Thursday, June 11, 2009

I need to start blogging again!

And So I shall…

Soon haha

Tuesday, December 23, 2008

You know what I love in a movie

Scenes where really calm music is played over an intense scene. The kind of scene that makes your back tingle and your eyes tear up. When a movie does that to me... I feel like I've taken something out of it. I feel like I've changed.

A movie did that to me last night...
I stayed up all night - just thinking.

Thursday, December 4, 2008

To You I'm a Toy

Ugh. Today kind of sucked. I'm just really glad I have Kaylee there for me =) Vanilla bean's and hugs are the best cures for anything.

I really like winter by the way. I don't think I've ever liked winter as much as this year. The cold is kind of a turn off... but this year all of the snow so early, it's really amazing. It just blankets everything in a simple layer of fluff.
I love it.

Wednesday, December 3, 2008

I don't know why.

But I don't feel any better. I kind of feel worse. Well... I guess I don't know how I feel. My mind keeps going back to the "what if"s and "how come"s. I probably should have let it just be. Before I brought it back up I had at least been able to keep it in the back of my mind. Some memories are better left untouched I suppose? I just want everything to be back to normal.

It's time to move on,
again.

Saturday, November 15, 2008

Another one of THOSE days.

I woke up and quickly found out it was another one of those days. The kind where I'm forced to get up early and take a shower so that the tub can be re-caulked.. AGAIN. This happens every other month and - to be quite honest - ruins my weekend. Now... Since my dad just took apart the shower and didn't get around to the caulking, the shower won't even be dry by Monday... and I'll have to go next door to take a shower or something lame like that.

Oh, and I've done absolutely nothing all day except for play video games with Kassie... and that was like...9 hours ago.

I guess I watched a short film too. A scary one. Beware of landlords bearing gifts...

So... today was pretty much pointless.

Later

Sunday, November 9, 2008

AIM

What's up with AIM lately. When I look down my list all I see are little mobile icons, away messages, or idle icons. AIM is of no help when I'm bored anymore.

But - On to more important matters. Sam and Jonah (possibly Joey if I got my facts straight) are going to be at Suzie's today for a welcome back/ meet and greet. So, that's pretty exciting. I haven't seen Joe or same since they left for Germany and I've never seen Jonah. =)

That's all I have to say,
Later =)

Tuesday, November 4, 2008

So Today...

Pretty much sucked.


First of all... I being the generous person that I am gave up my day off to babysit for my aunt. This was unbelievably stupid on my part because I had much more important things to be doing. Anyway... That's beside the point.

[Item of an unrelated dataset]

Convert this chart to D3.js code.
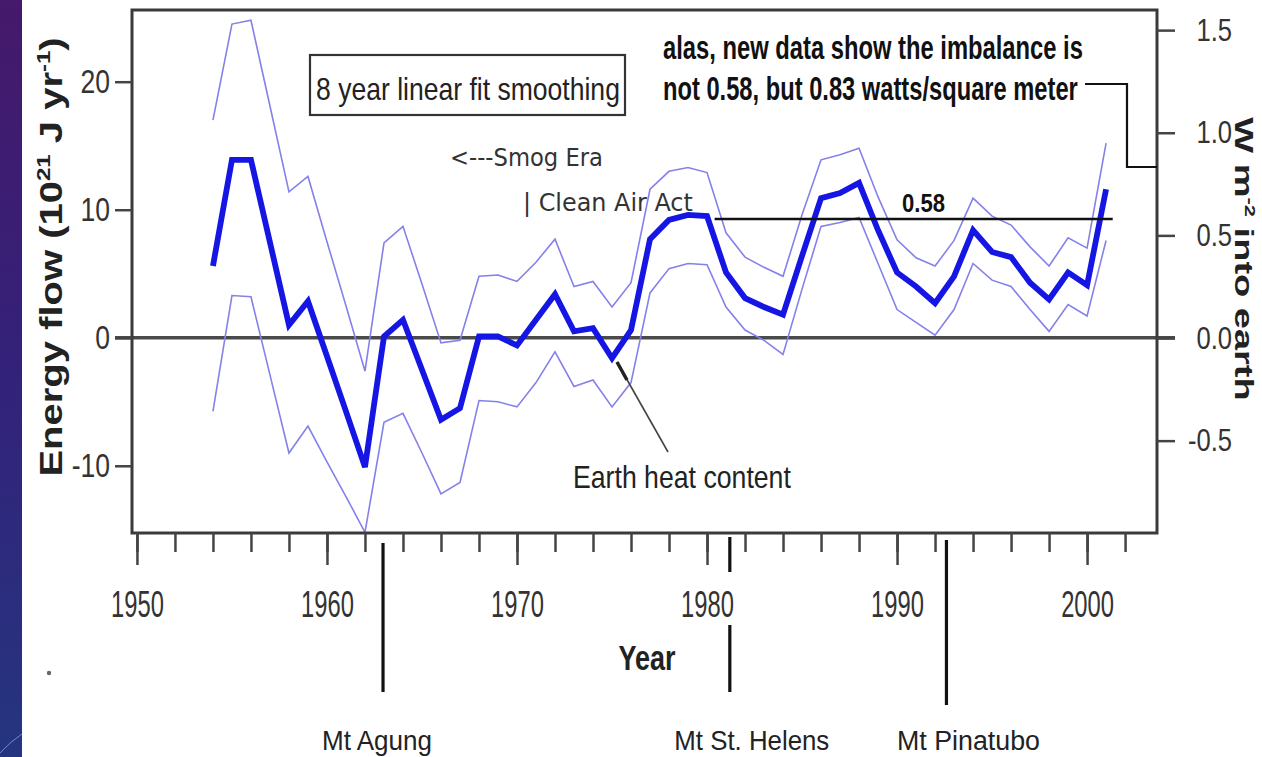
<!DOCTYPE html>
<html>
<head>
<meta charset="utf-8">
<script src="https://cdn.jsdelivr.net/npm/d3@7"></script>
<style>
  html, body { margin: 0; padding: 0; background: #fff; }
  svg { display: block; }
</style>
</head>
<body>
<svg id="chart" width="1262" height="757"></svg>
<script>
// ---- data -----------------------------------------------------------
const years = d3.range(1954, 2002);   // annual points 1954..2001

// Energy flow into the earth, 10^21 J/yr (8-year linear fit smoothing)
const energyFlow = [
   5.6, 13.9, 13.9,  7.45,  1.0,  2.85, -1.45, -5.75, -10.1,  0.1,
   1.4, -2.5, -6.4, -5.5,   0.1,  0.1,  -0.6,   1.4,   3.4,  0.5,
   0.75,-1.6,  0.6,  7.7,   9.2,  9.6,   9.5,   5.1,   3.1,  2.4,
   1.8,  6.4, 10.9, 11.3,  12.1,  8.4,   5.1,   4.0,   2.7,  4.8,
   8.4,  6.7,  6.3,  4.3,   3.0,  5.1,   4.1,  11.6
];
// Upper and lower uncertainty bounds
const upperBound = [
  17.0, 24.5, 24.8, 18.1, 11.4, 12.6,  7.5,  2.5, -2.6,  7.4,
   8.7,  4.2, -0.4, -0.2,  4.8,  4.9,  4.4,  5.9,  7.7,  4.0,
   4.4,  2.4,  4.3, 11.6, 13.0, 13.3, 12.9,  8.2,  6.3,  5.5,
   4.8,  9.6, 13.9, 14.3, 14.8, 11.0,  7.65, 6.25, 5.6,  7.6,
  10.9,  9.5,  8.8,  7.1,  5.6,  7.8,  7.0, 15.2
];
const lowerBound = [
  -5.75, 3.3,  3.2, -2.9, -9.0, -6.9, -9.7, -12.4, -15.2, -6.6,
  -5.9, -9.0, -12.2,-11.3, -4.9, -5.0, -5.4,  -3.5,  -1.1, -3.8,
  -3.3, -5.4, -3.5,  3.5,  5.4,  5.8,  5.7,   2.4,   0.6, -0.2,
  -1.3,  3.8,  8.7,  9.0,  9.4,  5.8,  2.2,   1.2,   0.2,  2.2,
   5.8,  4.5,  4.0,  2.2,  0.5,  2.6,  1.7,   7.6
];

const leftTicks   = [-10, 0, 10, 20];
const rightTicks  = [-0.5, 0.0, 0.5, 1.0, 1.5];
const yearTicks   = d3.range(1950, 2003, 2);
const decadeTicks = [1950, 1960, 1970, 1980, 1990, 2000];

const volcanoNames = ["Mt Agung", "Mt St. Helens", "Mt Pinatubo"];
const volcanoYears = [1962.95, 1981.2, 1992.6];

const imbalance     = 0.58;            // W m^-2
const imbalanceSpan = [1980.4, 2001.35];

// ---- layout ---------------------------------------------------------
const L = 132, R = 1157, T = 10, B = 533;
const svg = d3.select("#chart");
const SANS = "'Liberation Sans', Arial, sans-serif";
const DEJAVU = "'DejaVu Sans', Verdana, sans-serif";

const x  = d3.scaleLinear().domain([1949.74, 2003.68]).range([L, R]);
const y  = d3.scaleLinear().domain([-15.25, 25.6]).range([B, T]);
const yR = d3.scaleLinear().domain([-0.95, 1.598]).range([B, T]);

// narrow a text element horizontally by factor k, keeping its anchor point
function squeeze(sel, k) {
  sel.each(function () {
    const ax = +(this.getAttribute("x") || 0);
    d3.select(this).attr("transform", `translate(${ax * (1 - k)},0) scale(${k},1)`);
  });
}

// place a text at (px, py) and narrow it so it spans width w
function label(px, py, str, { size, weight = "normal", family = SANS, fill = "#222", anchor = "start", w }) {
  const t = svg.append("text")
    .attr("x", 0).attr("y", 0)
    .attr("text-anchor", anchor)
    .attr("font-family", family).attr("font-weight", weight)
    .attr("font-size", size).attr("fill", fill)
    .text(str);
  const k = w / t.node().getComputedTextLength();
  t.attr("transform", `translate(${px},${py}) scale(${k},1)`);
  return t;
}

// ---- slide edge -----------------------------------------------------
const defs = svg.append("defs");
const grad = defs.append("linearGradient").attr("id", "edge")
  .attr("x1", 0).attr("y1", 0).attr("x2", 0).attr("y2", 1);
grad.append("stop").attr("offset", "0%").attr("stop-color", "#45196b");
grad.append("stop").attr("offset", "50%").attr("stop-color", "#33227a");
grad.append("stop").attr("offset", "100%").attr("stop-color", "#25357f");
svg.append("rect").attr("x", 0).attr("y", 0).attr("width", 22).attr("height", 757)
  .attr("fill", "url(#edge)");
svg.append("path").attr("d", "M0,753 Q11,741 22,734")
  .attr("fill", "none").attr("stroke", "rgba(190,200,255,0.55)").attr("stroke-width", 1);
svg.append("circle").attr("cx", 49).attr("cy", 673).attr("r", 2.2).attr("fill", "#666");

// ---- zero line ------------------------------------------------------
svg.append("line")
  .attr("x1", L - 17).attr("x2", R + 18)
  .attr("y1", y(0)).attr("y2", y(0))
  .attr("stroke", "#4a4a4a").attr("stroke-width", 3.5);

// ---- series ---------------------------------------------------------
const line = (vals) => d3.line().x((d, i) => x(years[i])).y(d => y(d))(vals);

svg.append("path").attr("d", line(upperBound))
  .attr("fill", "none").attr("stroke", "#8481ea").attr("stroke-width", 1.6);
svg.append("path").attr("d", line(lowerBound))
  .attr("fill", "none").attr("stroke", "#8481ea").attr("stroke-width", 1.6);
svg.append("path").attr("d", line(energyFlow))
  .attr("fill", "none").attr("stroke", "#1616e4").attr("stroke-width", 5.8)
  .attr("stroke-linejoin", "miter");

// ---- 0.58 W/m2 reference --------------------------------------------
svg.append("line")
  .attr("x1", x(imbalanceSpan[0])).attr("x2", x(imbalanceSpan[1]))
  .attr("y1", yR(imbalance)).attr("y2", yR(imbalance))
  .attr("stroke", "#111").attr("stroke-width", 2.5);
label(902, yR(imbalance) - 7, d3.format(".2f")(imbalance),
  { size: 26, weight: "bold", fill: "#111", w: 43 });

// ---- frame ----------------------------------------------------------
svg.append("rect").attr("x", L).attr("y", T).attr("width", R - L).attr("height", B - T)
  .attr("fill", "none").attr("stroke", "#3a3a3a").attr("stroke-width", 3);

// ---- axes -----------------------------------------------------------
const gLeft = svg.append("g").attr("transform", `translate(${L},0)`)
  .call(d3.axisLeft(y).tickValues(leftTicks).tickSize(17).tickPadding(5)
        .tickFormat(d => String(d)));
const gRight = svg.append("g").attr("transform", `translate(${R},0)`)
  .call(d3.axisRight(yR).tickValues(rightTicks).tickSize(18).tickPadding(5)
        .tickFormat(d => d.toFixed(1)));
const gMinor = svg.append("g").attr("transform", `translate(0,${B})`)
  .call(d3.axisBottom(x).tickValues(yearTicks).tickSize(19).tickFormat(""));
const gMajor = svg.append("g").attr("transform", `translate(0,${B})`)
  .call(d3.axisBottom(x).tickValues(decadeTicks).tickSize(32).tickFormat(d3.format("d")));

[gLeft, gRight, gMinor, gMajor].forEach(g => {
  g.select(".domain").remove();
  g.selectAll(".tick line").attr("stroke", "#444").attr("stroke-width", 2.5);
  g.selectAll("text").attr("font-family", SANS).attr("fill", "#333");
});
gLeft.selectAll("text").attr("font-size", 34).call(squeeze, 0.78);
gRight.selectAll("text").attr("font-size", 32).attr("text-anchor", "end")
  .attr("x", 75).call(squeeze, 0.8);
gMajor.selectAll("text").attr("font-size", 36).attr("y", 84).attr("dy", null)
  .call(squeeze, 0.66);

// axis titles
label(647, 670, "Year", { size: 36, weight: "bold", anchor: "middle", w: 57 });

const yTitle = svg.append("text")
  .attr("transform", "translate(62,257) scale(0.8,1) rotate(-90)")
  .attr("text-anchor", "middle").attr("font-family", SANS).attr("font-weight", "bold")
  .attr("font-size", 40).attr("fill", "#222");
yTitle.append("tspan").text("Energy flow (10");
yTitle.append("tspan").attr("dy", -15).attr("font-size", 24).text("21");
yTitle.append("tspan").attr("dy", 15).text(" J yr");
yTitle.append("tspan").attr("dy", -15).attr("font-size", 24).text("-1");
yTitle.append("tspan").attr("dy", 15).text(")");

const rTitle = svg.append("text")
  .attr("transform", "translate(1235,259) scale(0.68,1) rotate(90)")
  .attr("text-anchor", "middle").attr("font-family", SANS).attr("font-weight", "bold")
  .attr("font-size", 38).attr("fill", "#222");
rTitle.append("tspan").text("W m");
rTitle.append("tspan").attr("dy", -14).attr("font-size", 22).text("-2");
rTitle.append("tspan").attr("dy", 14).text(" into earth");

// ---- volcanic eruptions ---------------------------------------------
const vSegments = [
  [[543, 692]],
  [[537, 572], [625, 692]],
  [[540, 705]]
];
const vLabelShift = [-6, 22, 22];
const vLabelWidth = [110, 155, 143];
volcanoYears.forEach((yr, i) => {
  vSegments[i].forEach(([a, b]) => {
    svg.append("line").attr("x1", x(yr)).attr("x2", x(yr)).attr("y1", a).attr("y2", b)
      .attr("stroke", "#111").attr("stroke-width", 3.2);
  });
  label(x(yr) + vLabelShift[i], 750, volcanoNames[i],
    { size: 28, anchor: "middle", w: vLabelWidth[i] });
});

// ---- annotations ----------------------------------------------------
svg.append("rect").attr("x", 310).attr("y", 55).attr("width", 315).attr("height", 60)
  .attr("fill", "none").attr("stroke", "#333").attr("stroke-width", 2.2);
label(316, 100, "8 year linear fit smoothing", { size: 32, w: 304 });

label(450, 166, "<---Smog Era", { size: 24, family: DEJAVU, fill: "#333", w: 153 });
label(523, 211, "| Clean Air Act", { size: 24, family: DEJAVU, fill: "#333", w: 170 });

label(663, 59, "alas, new data show the imbalance is",
  { size: 34, weight: "bold", fill: "#111", w: 420 });
label(663, 100, "not 0.58, but 0.83 watts/square meter",
  { size: 34, weight: "bold", fill: "#111", w: 415 });
svg.append("path").attr("d", `M1085,84 H1127 V167 H${R}`)
  .attr("fill", "none").attr("stroke", "#111").attr("stroke-width", 2.2);

// Earth heat content pointer
svg.append("line").attr("x1", 617).attr("y1", 362).attr("x2", 668).attr("y2", 452)
  .attr("stroke", "#444").attr("stroke-width", 1.6);
svg.append("line").attr("x1", 617).attr("y1", 362).attr("x2", 627).attr("y2", 380)
  .attr("stroke", "#222").attr("stroke-width", 3.5);
label(573, 488, "Earth heat content", { size: 32, w: 218 });
</script>
</body>
</html>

My second mistake was to let my brother come along with me. He tends to bring out the worst in any child his age or younger and I am constantly reminded. Unfortunately taking him with me ALSO meant buying him breakfast at Tim Horton's.


So... my day started out with my cousin's bird having projectile diarrhea, which completely grossed me out. After that I had to fight with them to do their chores that their mom specifically asked me to have them do. This task was even harder with my brother undermining my authority - but in the end almost everything got done.


The next problem was lunch. I am a horrible cook - and the kids know that. Part of our lame freezer-to-oven meal consisted of cheese sticks which had to be baked for 10 minutes. When I put them in the oven I realized that I had accidentally set the timer for 10 HOURS... so I fixed the time to 10 minutes, and completely forgot to start it. So yes... I severely burnt our lunch.


After that it things went pretty normal. At least until my uncle got home... That's usually when everything crashes and burns. I didn't even know he was home until I heard him grounding/yelling at Caleb for not folding laundry. When he was done with that he kind of just went on his way and ignored my existence... which definitely pisses me of - considering the fact that I gave up my day for HIS children. I don't think I'm going to be babysitting again anytime soon.


Okay... now on to dance.


I was almost a full hour early to dance because my dad picked me up from babysitting way too early. This wasn't all that bad because it gave me some time to cool off. When class actually started I realized that I was exhausted. My brain could not keep up with the warm-up and I definitely made a fool out of myself. I did okay when we actually got to working on our dance... but most of today was just review. Although that should have been fairly easy, I was finding some difficulty getting into it. Our assistant teacher seemed to enjoy torturing us with the section of our dance that left my knees bruised and brittle last week.


So, here I am now; Sitting on my bed trying to muster up enough energy to do some gruesomely boring Pre-Calc homework while suffering from a headache, bruised knees, and a sore back from clumsily falling off my bed backwards.


I don't even want to wake up tomorrow.